I remember the first time I saw the World Trade Center up close and personal. I stood on the sidewalk below, leaning back on my heels and craning my neck as far as it would go to get a glimpse of their full glory. And against a backdrop of winter blue sky, they were nothing short of glorious.
But that isn’t the image that comes first to mind when I think of those buildings today. No, the image that will no doubt forever be burned into my brain is that of those mighty twin towers crumbling, swallowed up by a massive plume of smoke and flame.
Eight years later, I still find it difficult to think about the nearly 3,000 who died and the more than 6,000 wounded that day between the attacks on the WTC and on the Pentagon. It’s just too horrific. And too unbelievable that something like this could happen, did happen, on American soil.
The thought of it leaves me as empty as the footprints of those great buildings, with a fierce tightening at the back of my throat and tears welling in my eyes.
It wasn’t just the physical damage that was wrought or even the many lives that were lost, that shook our country to the core. For when those towers fell, with them went the sense of security, the feeling of invincibility, we had as a nation.

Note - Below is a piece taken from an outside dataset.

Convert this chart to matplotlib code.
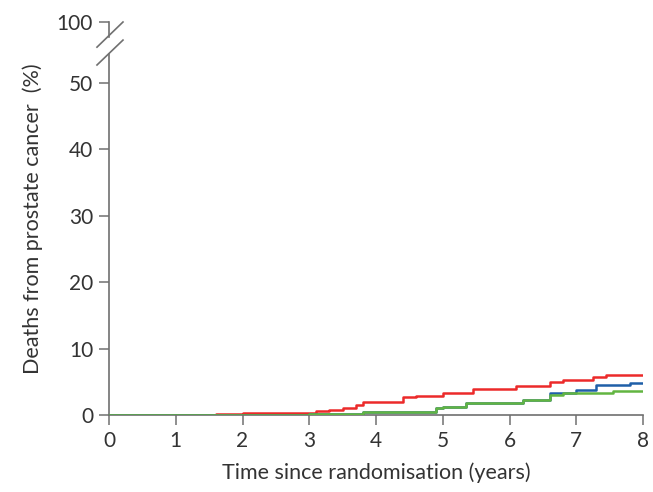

I know that I will never forget that day, when a handful of terrorists changed our world so drastically. But in my opinion, they did not gain a victory over our country with their heinous act. Their victory will only come if we forget.
For a short time after that fateful day, it seemed as though our country had pulled together. We were united against a common threat, patriotism was renewed and we stood together as a nation, denying terrorism any further foothold on our shores. Instead, our service men and women answered the call to duty and brought the fight to them.
But over time, we’ve become complacent once more. Everyone, including the critics, have the “privilege” of feeling secure. From their positions of safety, they feel free to lodge their complaints and promote discord.
For me, though, the politics which drives our actions as a nation, and the men and women who fight for our continued freedom are two very separate things. It does not behoove us to abandon or condemn those who have had the courage to do what the rest of us have not and who continue to sacrifice for our freedom every hour of every day.
Some of those whom I hold nearest and dearest to my heart are among those who have served our nation in combat. They have fought both in Iraq and in Afghanistan.
Their comment, when I have asked why they have gone willingly again and again into this fight, is that they would rather fight over there, than over here. They feel it is their duty to defend this country, a duty which they have sworn to fulfill.
One of those brave men scoffed at a commentary which expressed an opinion to the contrary. “This,” he told me, “was written by someone who has the privilege of having others fight for his freedom.” He levied a few other sharp comments, as well, but concluded his remarks by adding that even though the author obviously didn’t have the cajones to fight, he and his fellow soldiers would continue their efforts to ensure his liberty.
For those that perished that day eight years ago, and all our servicemen and women who have made the ultimate sacrifice since to make sure that this tragic day in our nation’s history is not repeated, may we never forget.